### Recorded data

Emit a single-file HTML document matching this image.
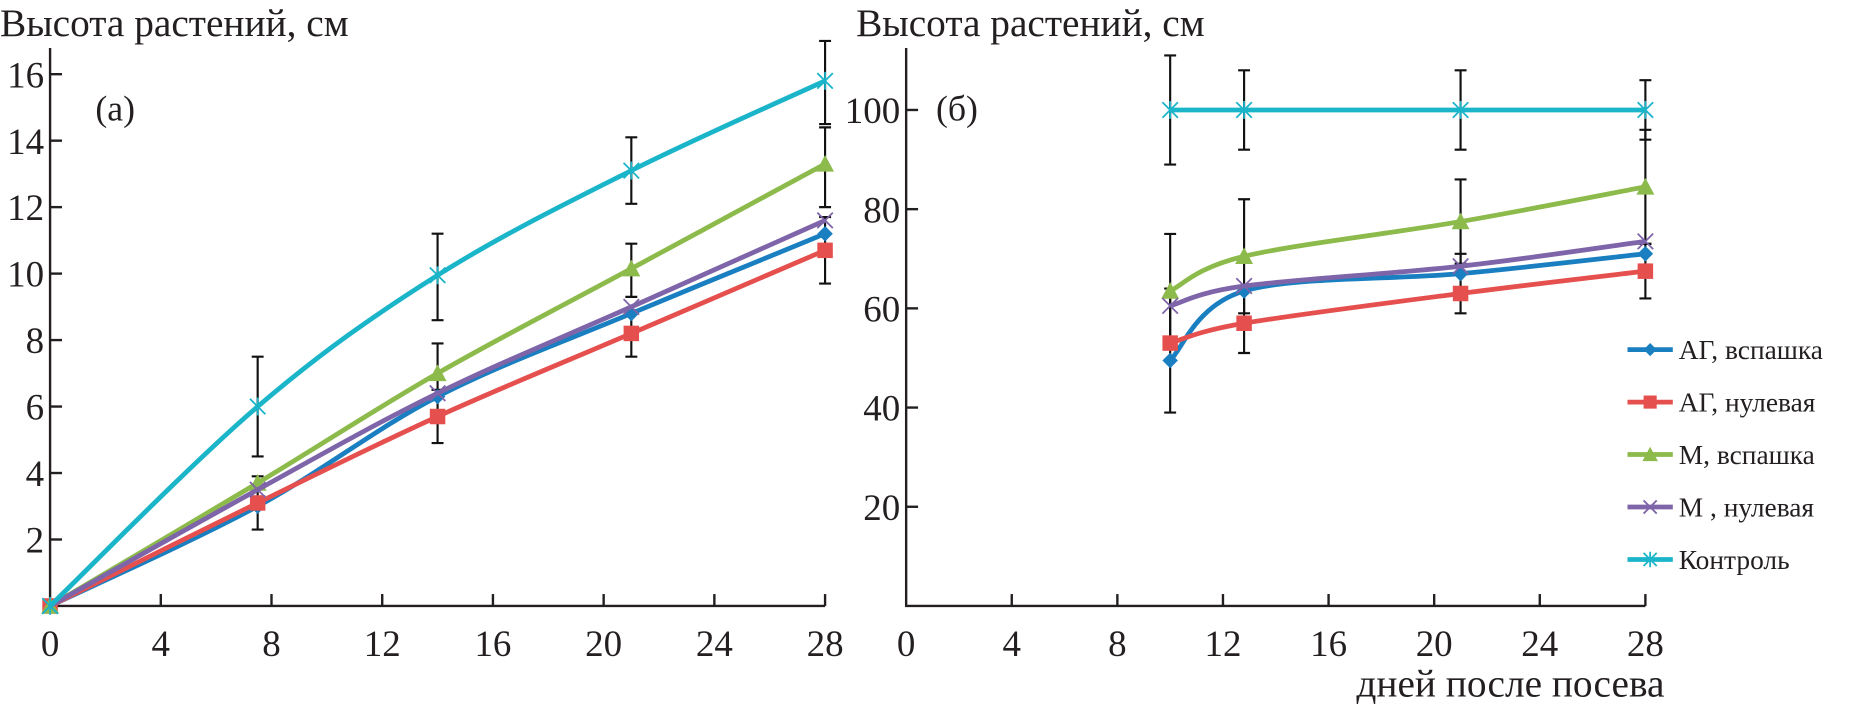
<!DOCTYPE html>
<html><head><meta charset="utf-8">
<style>
html,body{margin:0;padding:0;background:#fff;}
svg{display:block;}
text{font-family:"Liberation Serif",serif;fill:#231f20;}
</style></head>
<body>
<svg id="chart" width="1860" height="704" viewBox="0 0 1560 590" xmlns="http://www.w3.org/2000/svg"></svg>
<script>
// ---- data ----
const seriesNames = ["АГ, вспашка", "АГ, нулевая", "М, вспашка", "М , нулевая", "Контроль"];
const seriesKeys = ["ag-plow", "ag-notill", "m-plow", "m-notill", "control"];
const seriesColors = ["#1a7fc1", "#e5504f", "#8cba4b", "#7e64a8", "#1bb5c9"];
const seriesMarkers = ["diamond", "square", "triangle", "cross", "star"];

const leftDays = [0, 7.5, 14, 21, 28];
const leftAgPlow = [0, 3.0, 6.3, 8.8, 11.2];
const leftAgNotill = [0, 3.1, 5.7, 8.2, 10.7];
const leftMPlow = [0, 3.7, 7.0, 10.15, 13.3];
const leftMNotill = [0, 3.5, 6.4, 9.0, 11.6];
const leftControl = [0, 6.0, 9.95, 13.1, 15.8];
const leftErrDays = [7.5, 7.5, 14, 14, 14, 21, 21, 21, 28, 28, 28];
const leftErrLow = [2.3, 4.5, 4.9, 6.5, 8.6, 7.5, 9.3, 12.1, 9.7, 12.0, 14.5];
const leftErrHigh = [3.9, 7.5, 6.5, 7.9, 11.2, 8.9, 10.9, 14.1, 11.7, 14.4, 17.0];
const leftYTicks = [2, 4, 6, 8, 10, 12, 14, 16];

const rightDays = [10, 12.8, 21, 28];
const rightAgPlow = [49.5, 63.5, 67, 71];
const rightAgNotill = [53, 57, 63, 67.5];
const rightMPlow = [63.5, 70.5, 77.5, 84.5];
const rightMNotill = [60.5, 64.5, 68.5, 73.5];
const rightControl = [100, 100, 100, 100];
const rightErrDays = [10, 10, 10, 12.8, 12.8, 12.8, 21, 21, 21, 28, 28, 28];
const rightErrLow = [39, 52, 89, 51, 59, 92, 59, 69, 92, 62, 73, 94];
const rightErrHigh = [64, 75, 111, 64, 82, 108, 71, 86, 108, 73, 96, 106];
const rightYTicks = [20, 40, 60, 80, 100];

const xTicks = [0, 4, 8, 12, 16, 20, 24, 28];

// ---- drawing ----
const svg = document.getElementById('chart');
const NS = 'http://www.w3.org/2000/svg';
function mk(tag, attrs, parent) {
  const e = document.createElementNS(NS, tag);
  for (const k in attrs) e.setAttribute(k, attrs[k]);
  (parent || svg).appendChild(e);
  return e;
}
function smoothPath(pts) {
  let d = 'M' + pts[0][0] + ',' + pts[0][1];
  for (let i = 0; i < pts.length - 1; i++) {
    const p0 = pts[i - 1] || pts[i], p1 = pts[i], p2 = pts[i + 1], p3 = pts[i + 2] || p2;
    const t = 1 / 6;
    const c1 = [p1[0] + (p2[0] - p0[0]) * t, p1[1] + (p2[1] - p0[1]) * t];
    const c2 = [p2[0] - (p3[0] - p1[0]) * t, p2[1] - (p3[1] - p1[1]) * t];
    d += ' C' + c1[0] + ',' + c1[1] + ' ' + c2[0] + ',' + c2[1] + ' ' + p2[0] + ',' + p2[1];
  }
  return d;
}
function marker(type, x, y, color, g, s) {
  s = s || 6.5;
  let e;
  if (type === 'diamond') e = mk('polygon', {points: `${x},${y-s} ${x+s},${y} ${x},${y+s} ${x-s},${y}`, fill: color}, g);
  else if (type === 'square') e = mk('rect', {x: x-s, y: y-s, width: 2*s, height: 2*s, fill: color}, g);
  else if (type === 'triangle') e = mk('polygon', {points: `${x},${y-s-1} ${x+s+1},${y+s} ${x-s-1},${y+s}`, fill: color}, g);
  else if (type === 'cross') e = mk('path', {d: `M${x-s},${y-s}L${x+s},${y+s}M${x-s},${y+s}L${x+s},${y-s}`, stroke: color, 'stroke-width': 1.5, fill: 'none'}, g);
  else e = mk('path', {d: `M${x-s},${y-s}L${x+s},${y+s}M${x-s},${y+s}L${x+s},${y-s}M${x},${y-s-1}L${x},${y+s+1}`, stroke: color, 'stroke-width': 1.5, fill: 'none'}, g);
  return e;
}

function panel(cfg) {
  const {x0, x1, y0, yTop, ymax, axisTop, yTicks, days, series, errDays, errLow, errHigh, name, tag, tagX, titleX, legend} = cfg;
  const g = mk('g', {});
  
  
  const X = d => x0 + (x1 - x0) * d / 28;
  const Y = v => y0 - (y0 - yTop) * v / ymax;
  const ax = mk('path', {d: `M${x0},${axisTop}L${x0},${y0}L${x1},${y0}`, stroke: '#231f20', 'stroke-width': 2, fill: 'none'}, g);
  
  
  xTicks.forEach(t => {
    if (t > 0) mk('line', {x1: X(t), x2: X(t), y1: y0, y2: y0 - 10, stroke: '#231f20', 'stroke-width': 2}, g);
    const lbl = mk('text', {x: X(t), y: y0 + 42, 'text-anchor': 'middle', 'font-size': 31}, g);
    lbl.textContent = t;
    
    
  });
  yTicks.forEach(t => {
    mk('line', {x1: x0, x2: x0 + 10, y1: Y(t), y2: Y(t), stroke: '#231f20', 'stroke-width': 2}, g);
    const lbl = mk('text', {x: x0 - 5, y: Y(t) + 11, 'text-anchor': 'end', 'font-size': 31}, g);
    lbl.textContent = t;
    
    
  });
  const title = mk('text', {x: titleX, y: 30, 'font-size': 33}, g);
  title.textContent = 'Высота растений, см';
  
  
  const tg = mk('text', {x: tagX, y: 101, 'font-size': 30}, g);
  tg.textContent = tag;
  
  
  errDays.forEach((d, i) => {
    const eb = mk('path', {d: `M${X(d)},${Y(errLow[i])}L${X(d)},${Y(errHigh[i])}M${X(d)-5},${Y(errLow[i])}L${X(d)+5},${Y(errLow[i])}M${X(d)-5},${Y(errHigh[i])}L${X(d)+5},${Y(errHigh[i])}`, stroke: '#111', 'stroke-width': 1.8, fill: 'none'}, g);
    
    
  });
  series.forEach((vals, si) => {
    const pts = vals.map((v, i) => [X(days[i]), Y(v)]);
    const sg = mk('g', {}, g);
    
    
    const line = mk('path', {d: smoothPath(pts), stroke: seriesColors[si], 'stroke-width': 4, fill: 'none'}, sg);
    
    
    pts.forEach(p => {
      const m = marker(seriesMarkers[si], p[0], p[1], seriesColors[si], sg);
      
      
    });
  });
  if (legend) {
    const lg = mk('g', {}, g);
    
    
    seriesNames.forEach((n, i) => {
      const y = 293 + i * 44;
      const eg = mk('g', {}, lg);
      
      
      mk('line', {x1: 1365, x2: 1403, y1: y, y2: y, stroke: seriesColors[i], 'stroke-width': 4}, eg);
      marker(seriesMarkers[i], 1384, y, seriesColors[i], eg, 5.5);
      const t = mk('text', {x: 1408, y: y + 8, 'font-size': 23}, eg);
      t.textContent = n;
    });
    const xt = mk('text', {x: 1396, y: 584, 'text-anchor': 'end', 'font-size': 33}, g);
    xt.textContent = 'дней после посева';
    
    
  }
}

panel({x0: 42, x1: 692, y0: 508, yTop: 62, ymax: 16, axisTop: 40, yTicks: leftYTicks, days: leftDays,
  series: [leftAgPlow, leftAgNotill, leftMPlow, leftMNotill, leftControl],
  errDays: leftErrDays, errLow: leftErrLow, errHigh: leftErrHigh,
  name: 'panel-a', tag: '(а)', tagX: 80, titleX: 0, legend: false});
panel({x0: 760, x1: 1380, y0: 508, yTop: 92, ymax: 100, axisTop: 40, yTicks: rightYTicks, days: rightDays,
  series: [rightAgPlow, rightAgNotill, rightMPlow, rightMNotill, rightControl],
  errDays: rightErrDays, errLow: rightErrLow, errHigh: rightErrHigh,
  name: 'panel-b', tag: '(б)', tagX: 785, titleX: 718, legend: true});
</script>
</body></html>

######

Task objective:
Extract every line above that contains the word "document".

Response to the exercise:
Emit a single-file HTML document matching this image.
const svg = document.getElementById('chart');
  const e = document.createElementNS(NS, tag);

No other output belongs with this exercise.